From the Revs: How Goes it With Your Spirit in These Times?

Dear ones,
A couple weeks ago, I shared this Buddhist story in worship:  a person is being chased by tigers and running for her life as fast as she can.  She sees a cliff ahead, and hears the tigers behind her.  When she gets to the cliff she begins climbing down, every so often glancing up to see the ferocious tigers reaching for her from above.  She glances below, and sees more tigers at the bottom, smacking their lips in anticipation of a delicious human snack.  Terrified, she pauses and looks straight ahead.  There, in a small crevice in the cliff, a strawberry plant grows.  The person reaches out for a strawberry, and savors its taste in her mouth.
The news is full of tigers these days. The ones that have me most outraged and sad are the migrants fleeing for their lives who are being denied entry, detained, and separated from their families (Click here for information about a critical protest onMonday 7/2 or here to support national UU and immigrant organizing) and the slew of Supreme Court decisions this week that roll back the rights of women, workers, and voters (not to mention Justice Kennedy’s retirement announcement).  
RevHeather and I hear, too, about the tigers in your own lives – of depression, health challenges, harassment, job loss, grief, and more.  
In these times of ferocious tigers, we need to strengthen our tools for nourishing our spirits and replenishing our strength.  So this summer, we invite you into recommitment and experimentation of your spiritual practices – those things that help you to deal with the tigers, to notice what is right in front of you, to savor the strawberry, to say “Yes, and” to life and love (as Rev. Meg Riley put it in her Berry Street Lecture at General Assembly last week).  
What are the things you practice doing on a regular basis that help ground, center, delight, inspire, and strengthen you?  For me, it’s taking 3 deep breaths before each meal (when I’m not distracted by my children); writing down gratitudes at night; taking a weekly Sabbath offline; noticing beauty and brokenness throughout my day; showing up at protests; laughing with my kids.   For you it may be exercise, tai chi, your morning cup of coffee, Small Group Ministry, or walking in nature.   Or, perhaps you don’t have any spiritual practices right now (though I bet if you stop to think about it, you do and just haven’t named it a “spiritual practice”).

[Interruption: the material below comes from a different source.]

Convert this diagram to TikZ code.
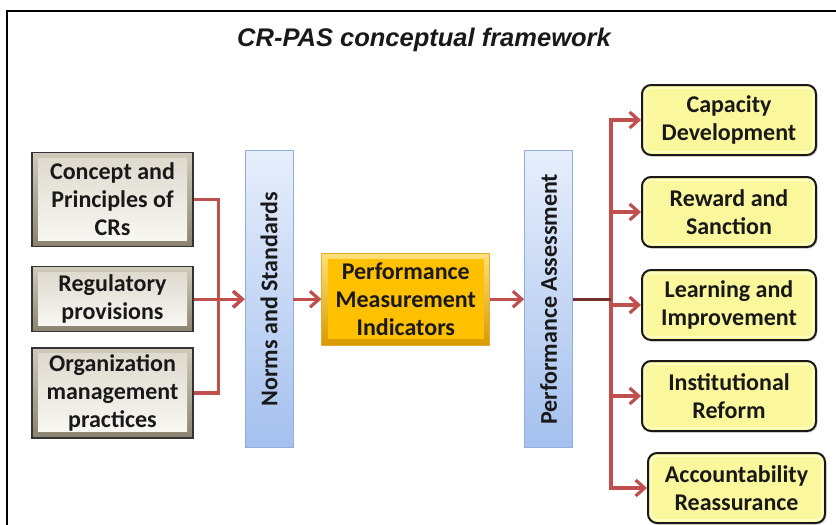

This summer, our worship services will focus on a different spiritual practice each week, and our Summer Religious Education will do the same (10:30am, every Sunday!).   Many of our spiritual practice offerings like Tai Chi and Ballroom Dance are continuing all summer – perhaps you’ll try a new one! (Browse them on our calendar here).  Our hope is that we can support one another in reinvigorating, going deeper, and experimenting with our individual and collective spiritual practices.
In these times of loud and vicious tigers, we must redouble our effort to Nourish Spirits and Build Community, so that we have the strength and energy to Work for Justice.
Summer is also a time when RevHeather and I step away from day-to-day church life to replenish, renew, plan, and study. We will be on vacation for the first two weeks of July.  Then we’ll be in and out of the office and pulpit until late August.  We will be on call for pastoral and congregational emergencies. For non-urgent pastoral issues, or to share a concern or joy with the Caring Network and/or broader congregation, please contact Janice Newton at 860-677-1121 or janicecnewton@gmail.com or Eve Pech at 860-379-5035 or elpech@sbcglobal.net. If something urgent does arise, please do call our cell phones (Rev. Cathy 541-390-7553 / Rev. Heather 541-390-6052).
Remember to gather some water from wherever and however you spend your summer days for our Ingathering and Water Communion service on September 16th.
May your summer be full of sun and yet not too hot.
May you find renewal in the everyday motions of life.
May you find your own ways to uplift dignity and resist oppression.
May you connect with love and beauty.